Following the pandemic, our building and construction team have noticed a very stark change in building contracts that are often highly detrimental to landowners' rights.
The major change has been in the special conditions of building contracts. It is almost safe to say that there are no standard building contracts now, even if they are based on specific building association contracts. Abnormal price rises for building materials has driven this change in how builders are operating.
Some of the changes are transparent, clear and concise however others are stealthier, with special conditions being attached as additional documents or attachments or placed at the end of contracts and often using unclear wording.
The nature of the special conditions have also changed and we have recently seen domestic building contracts for what would be considered standard building work with low prices, with up to seven pages of special conditions. Previously there would have only been a few clauses or at most one page.
Anyone who is outside of the industry would likely be unaware that this is the new normal and the risks that this carries.
What changes we are seeing
These special conditions are making amendments to a range of contract terms such as:
Value of the Contract and hidden extra charges
Time limits of the Contract and extensive power to unreasonably delay the work
Builder imposed Cost Increases
Variations at the Builder's discretion
Extra administration charges for queries and variations
Delays imposed for having a building inspector on site
Landowners and possible purchasers of land and home packages must be careful and get advice before they sign contracts and supply agreements.
Whilst there continues to be shortages of materials and trades to work on builds, these contracts can mean that landowners are paying thousands more than what was originally agreed to.
Examples of special conditions being used now
One example was a contract we reviewed that included a special condition that allowed the builder to increase costs in the project was not completed in the project timeline.
In no way does this provide any protection for the landowner and may be an incentive for the builder to delay the project, to be able to charge more. Whilst we consider this type of clause to be unenforceable by the builder, it is still best to not have to deal with it in the first place. Also, an unsuspecting landowner may actually go along with the contract to their loss.
Another common issue that we are seeing clients are having with builders is that they are paying builders extra money to speed up the timeframe. Whilst this may seem like an incentive, it does bring up a lot of legal issues and may not actually make the builder work any faster, nor carry out the work to the best quality.
Paying additional amounts or paying a progress payment too early is not allowed under fixed-price building contracts. The law protects landowners from builder charging more than the contracted price or having to pay before the works have been carried out for that section.

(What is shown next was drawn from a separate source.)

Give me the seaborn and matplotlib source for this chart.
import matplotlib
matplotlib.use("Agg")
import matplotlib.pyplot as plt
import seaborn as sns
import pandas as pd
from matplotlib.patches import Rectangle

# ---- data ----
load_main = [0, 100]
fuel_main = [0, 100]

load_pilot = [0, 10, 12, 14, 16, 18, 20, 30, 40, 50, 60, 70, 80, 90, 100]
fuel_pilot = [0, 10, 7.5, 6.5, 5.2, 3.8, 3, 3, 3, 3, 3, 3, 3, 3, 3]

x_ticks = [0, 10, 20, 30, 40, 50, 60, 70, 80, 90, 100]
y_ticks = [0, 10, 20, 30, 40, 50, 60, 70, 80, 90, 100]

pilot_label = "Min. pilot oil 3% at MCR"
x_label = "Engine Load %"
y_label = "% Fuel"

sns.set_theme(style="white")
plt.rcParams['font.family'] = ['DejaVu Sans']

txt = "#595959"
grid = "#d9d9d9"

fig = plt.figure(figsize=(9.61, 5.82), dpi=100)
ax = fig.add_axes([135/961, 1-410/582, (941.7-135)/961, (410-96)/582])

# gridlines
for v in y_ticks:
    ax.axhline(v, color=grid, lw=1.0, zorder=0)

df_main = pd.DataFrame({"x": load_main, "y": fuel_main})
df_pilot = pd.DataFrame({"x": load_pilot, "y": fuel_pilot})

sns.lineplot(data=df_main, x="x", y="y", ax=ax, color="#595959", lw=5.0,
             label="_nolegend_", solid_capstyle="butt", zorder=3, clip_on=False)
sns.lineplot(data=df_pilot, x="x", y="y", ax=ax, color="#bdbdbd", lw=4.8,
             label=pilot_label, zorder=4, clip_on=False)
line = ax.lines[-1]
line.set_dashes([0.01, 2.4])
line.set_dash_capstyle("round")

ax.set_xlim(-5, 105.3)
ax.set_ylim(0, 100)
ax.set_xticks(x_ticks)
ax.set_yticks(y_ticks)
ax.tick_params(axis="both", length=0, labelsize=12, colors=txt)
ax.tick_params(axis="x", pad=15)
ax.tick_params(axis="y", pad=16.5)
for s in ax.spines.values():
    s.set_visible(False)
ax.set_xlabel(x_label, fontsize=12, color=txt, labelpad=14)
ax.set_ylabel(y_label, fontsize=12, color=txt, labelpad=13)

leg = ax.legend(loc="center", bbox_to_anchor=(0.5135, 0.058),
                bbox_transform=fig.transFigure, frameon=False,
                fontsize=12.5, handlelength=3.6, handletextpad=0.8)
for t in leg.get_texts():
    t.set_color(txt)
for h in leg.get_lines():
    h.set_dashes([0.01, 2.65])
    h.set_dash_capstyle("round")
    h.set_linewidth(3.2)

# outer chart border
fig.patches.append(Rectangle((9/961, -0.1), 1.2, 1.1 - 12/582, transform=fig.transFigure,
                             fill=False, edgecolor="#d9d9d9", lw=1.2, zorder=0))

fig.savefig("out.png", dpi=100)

Secondly if you do something that is outside of the contract, then it should always be in writing and agreed to by both the Owner and the Builder. Quite often these payments for sums up to tens of thousands of dollars or more are all done on a 'handshake deal' and are even harder to enforce if the Builder doesn't follow with the agreement. If the Builder or a trade person is asking you for more money to speed up your build, we can quickly help advise you on the correct protocol and what your contract says, so your hard-earned money is not wasted.
How we can help
At PCL Lawyers we are experienced in advising clients in the building and construction industry. Landowners should be wary of entering into building contracts especially given the price increases over the last year or so. We act for many parties in the construction industry including builders, contractors and landowners and property developers.

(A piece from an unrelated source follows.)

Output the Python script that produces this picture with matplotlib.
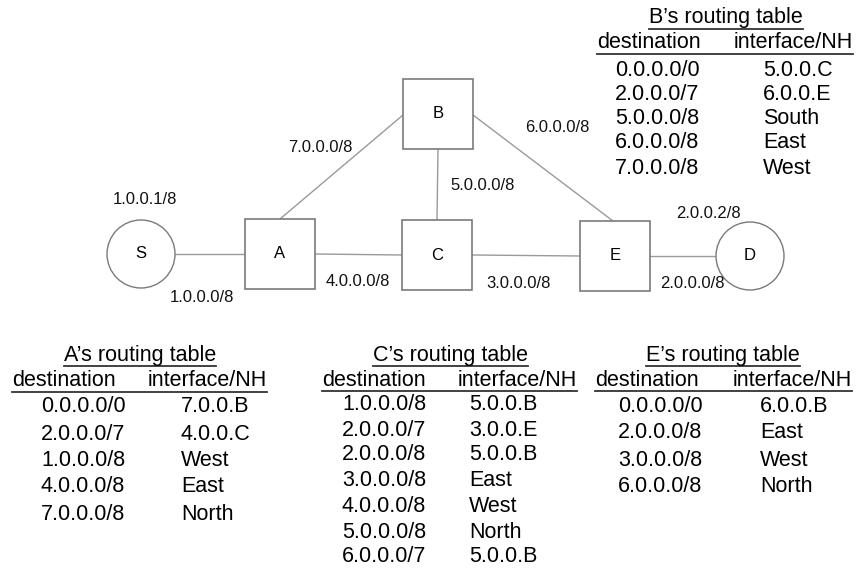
import matplotlib
matplotlib.use("Agg")
import matplotlib.pyplot as plt
from matplotlib.patches import Circle, Rectangle

plt.rcParams['font.family'] = ['Liberation Sans', 'DejaVu Sans']

# ---- network data ----
hosts = ["S", "D"]
host_xy = {"S": (141, 254), "D": (750, 256)}
routers = ["A", "B", "C", "E"]
router_xy = {"A": (280, 254), "B": (438, 114), "C": (437, 255), "E": (615, 256)}
links = [("S", "A"), ("A", "C"), ("C", "E"), ("E", "D"), ("A", "B"), ("B", "C"), ("B", "E")]
link_labels = ["1.0.0.1/8", "1.0.0.0/8", "4.0.0.0/8", "3.0.0.0/8", "2.0.0.2/8",
               "2.0.0.0/8", "7.0.0.0/8", "5.0.0.0/8", "6.0.0.0/8"]
link_label_xy = [(145, 200), (202, 297), (358, 282), (519, 283), (708, 213),
                 (692, 283), (320, 148), (483, 186), (557, 127)]

# ---- routing tables ----
A_dest = ["0.0.0.0/0", "2.0.0.0/7", "1.0.0.0/8", "4.0.0.0/8", "7.0.0.0/8"]
A_nh = ["7.0.0.B", "4.0.0.C", "West", "East", "North"]
B_dest = ["0.0.0.0/0", "2.0.0.0/7", "5.0.0.0/8", "6.0.0.0/8", "7.0.0.0/8"]
B_nh = ["5.0.0.C", "6.0.0.E", "South", "East", "West"]
C_dest = ["1.0.0.0/8", "2.0.0.0/7", "2.0.0.0/8", "3.0.0.0/8", "4.0.0.0/8", "5.0.0.0/8", "6.0.0.0/7"]
C_nh = ["5.0.0.B", "3.0.0.E", "5.0.0.B", "East", "West", "North", "5.0.0.B"]
E_dest = ["0.0.0.0/0", "2.0.0.0/8", "3.0.0.0/8", "6.0.0.0/8"]
E_nh = ["6.0.0.B", "East", "West", "North"]

W, H = 857, 571
fig = plt.figure(figsize=(W / 100, H / 100), dpi=100)
ax = fig.add_axes([0, 0, 1, 1])
ax.set_xlim(0, W)
ax.set_ylim(H, 0)
ax.axis('off')

HALF = 35
R = 34
edge_c = '#9a9a9a'
box_c = '#7a7a7a'

def anchor(name, other):
    """Point on node boundary facing the other node."""
    x, y = host_xy.get(name, router_xy.get(name))
    ox, oy = host_xy.get(other, router_xy.get(other))
    dx, dy = ox - x, oy - y
    if name in host_xy:
        d = (dx ** 2 + dy ** 2) ** 0.5
        return x + R * dx / d, y + R * dy / d
    # square: pick side
    if abs(dx) >= abs(dy):
        return x + HALF * (1 if dx > 0 else -1), y
    return x, y + HALF * (1 if dy > 0 else -1)

# custom endpoints for diagonal links (mid of top/side as in picture)
special = {("A", "B"): ((280, 219), (403, 115)),
           ("B", "E"): ((473, 115), (613, 221))}

for a, b in links:
    if (a, b) in special:
        (x0, y0), (x1, y1) = special[(a, b)]
    else:
        x0, y0 = anchor(a, b)
        x1, y1 = anchor(b, a)
    ax.plot([x0, x1], [y0, y1], color=edge_c, lw=1.0, zorder=1)

for h in hosts:
    x, y = host_xy[h]
    ax.add_patch(Circle((x, y), R, facecolor='white', edgecolor=box_c, lw=1.0, zorder=2))
    ax.text(x, y, h, ha='center', va='center', fontsize=12, zorder=3)
for r in routers:
    x, y = router_xy[r]
    ax.add_patch(Rectangle((x - HALF, y - HALF), 2 * HALF, 2 * HALF,
                           facecolor='white', edgecolor=box_c, lw=1.2, zorder=2))
    ax.text(x, y, r, ha='center', va='center', fontsize=12, zorder=3)

for lab, (x, y) in zip(link_labels, link_label_xy):
    ax.text(x, y, lab, ha='center', va='center', fontsize=12, color='#111111')

fig.canvas.draw()
renderer = fig.canvas.get_renderer()
inv = ax.transData.inverted()

TFS = 15.5

def underline(t, dy=2):
    bb = t.get_window_extent(renderer)
    (x0, y0), (x1, y1) = inv.transform([(bb.x0, bb.y0), (bb.x1, bb.y1)])
    ax.plot([x0, x1], [y0 + dy, y0 + dy], color='#333333', lw=1.3)

def table(title, tx, ty, hx_dest, hx_nh, hy, dx, nx, rows_y, dests, nhs):
    t = ax.text(tx, ty, title, ha='center', va='center', fontsize=TFS)
    underline(t, 0)
    t1 = ax.text(hx_dest, hy, "destination", ha='left', va='center', fontsize=TFS)
    t2 = ax.text(hx_nh, hy, "interface/NH", ha='left', va='center', fontsize=TFS)
    b1 = t1.get_window_extent(renderer)
    b2 = t2.get_window_extent(renderer)
    (x0, y0), (x1, _) = inv.transform([(b1.x0, b1.y0), (b2.x1, b2.y0)])
    ax.plot([x0, x1], [y0, y0], color='#333333', lw=1.3)
    for y, d, n in zip(rows_y, dests, nhs):
        ax.text(dx, y, d, ha='left', va='center', fontsize=TFS)
        ax.text(nx, y, n, ha='left', va='center', fontsize=TFS)

fig.canvas.draw()
table("B\u2019s routing table", 726, 18, 597, 734, 43, 615, 763,
      [70, 94, 118, 143, 168], B_dest, B_nh)
table("A\u2019s routing table", 140, 355, 12, 148, 381, 41, 181,
      [407, 434, 461, 487, 514], A_dest, A_nh)
table("C\u2019s routing table", 451, 355, 322, 458, 380, 342, 469,
      [405, 430, 455, 480, 506, 532, 557], C_dest, C_nh)
table("E\u2019s routing table", 723, 355, 595, 733, 380, 618, 760,
      [407, 433, 460, 486], E_dest, E_nh)

fig.savefig("out.png", dpi=100, facecolor='white')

Contractors and suppliers should also be aware that their standard agreements may not be so standard anymore.
Beware landowners, you are at a disadvantage in experience
Whilst it fair for builders to protect themselves, likewise, so should landowners. Many of these special conditions are extraordinarily weighted toward protecting the builder. It is important to keep in mind that your Builder has likely been in the industry for many years and knows what to look out for. If this is your first or one of many builds, keep in mind that all building contracts are unique to each project and should be considered by a trained legal eye very carefully.
We will review the contracts and make sure you understand the possible ramifications of these clauses and if need be, can help you negotiate other terms or amend those clauses with the builder
The content of this article is intended to provide a general guide to the subject matter. Specialist advice should be sought about your specific circumstances.